The Museum of Fine Arts, St. Petersburg, Florida always impresses me with the quality of their temporary exhibits. Years ago I saw a stunning presentation of glass artist Dale Chihuly long before he moved to his permanent digs nearby. The glasswork was installed all over the museum and grounds. One room that stands out in my memory had a glass ceiling on which sea- and reef-like glass forms had been arranged. Guests were encouraged to lie on their backs and look up at it; it was wonderful!
MFA is right on the waterfront in downtown St. Pete. I shot the following photo with the museum at my back:
The museum itself looks very classical:
It was expanded to about twice its original size in 2006. So, entering through the “new” main door, visitors are greeted by a modern atrium:
I’m often invited to the museum by my friend Carolyn who lives in St. Petersburg. She’s my “museum radar” and we hook up for art and then coffee at Mazarros. This time she’d found an announcement for a photography exhibit called “The Open Road – Photography and the American Road Trip”. Road trip? I’m in!
I arrived early, along with my friend Cheryl, and we had time to peruse the permanent collection before Carolyn arrived. LOVE me some Dutch masters!
Once Carolyn arrived, we went to see The Open Road exhibit:
There were a couple of tables in the center of the exhibit rooms with associated objects such as these games and toys related to American road trips.
Here, my “model” Cheryl demonstrates how NOT to use the reading table, which held copies of books by all the photographers presented in the exhibit:
As much as I am a HUGE fan of American (and other countries’) road trips, I must say that the exhibit was a little disappointing. None of the images really wowed me. However, they were rather interesting and there were some non-American photographers’ works there. It was an interesting perspective that those artists had about the American love affair with cars and trips vs. what they knew. That was eye-opening. Also, their images tended to be more generic, with landscapes and wide angles that included lots of details. The American photographers tended to focus on (no pun intended) details and narrower angles. I’m guessing that, since they grew up with the American backdrop, it’s not as meaningful as some of the details, or at least not as remarkable. What do you think?

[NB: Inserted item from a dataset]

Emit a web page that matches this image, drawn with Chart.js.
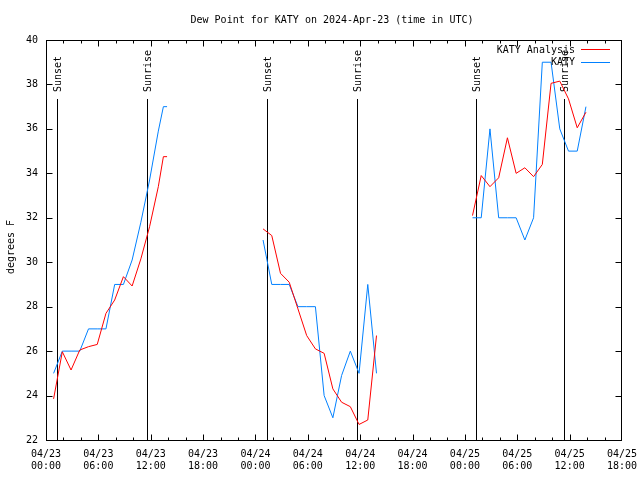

At the end we entered the gift shop, which had a cute entryway:
The ‘dress’ in the above photo was made out of old road maps! All in all, it was a fine afternoon and not a waste of time. I’m looking forward to the next time I can get there to see some art with my friends.
The museum is located at 255 Beach Drive NE in St. Pete, 33701. They are open Monday through Saturday from 10am to 5pm. Thursdays they are open til 8pm, and Sundays from noon to 5pm.
There is a cafe at the water end of the atrium, which always seems very busy, though I’ve never dined there. It’s open Tuesday through Sunday from 11am to 3pm. Maybe next time I’ll report on their food. Across the street and in the neighborhood, you can find loads of St. Pete’s restaurants. It’s hard to find a bad meal there.
For now, I’ll just recommend you keep an eye on the museum’s website and get yourself down there when you find an exhibit you like. It’s a great daytrip if you add in a visit to the Dali Museum just down the road.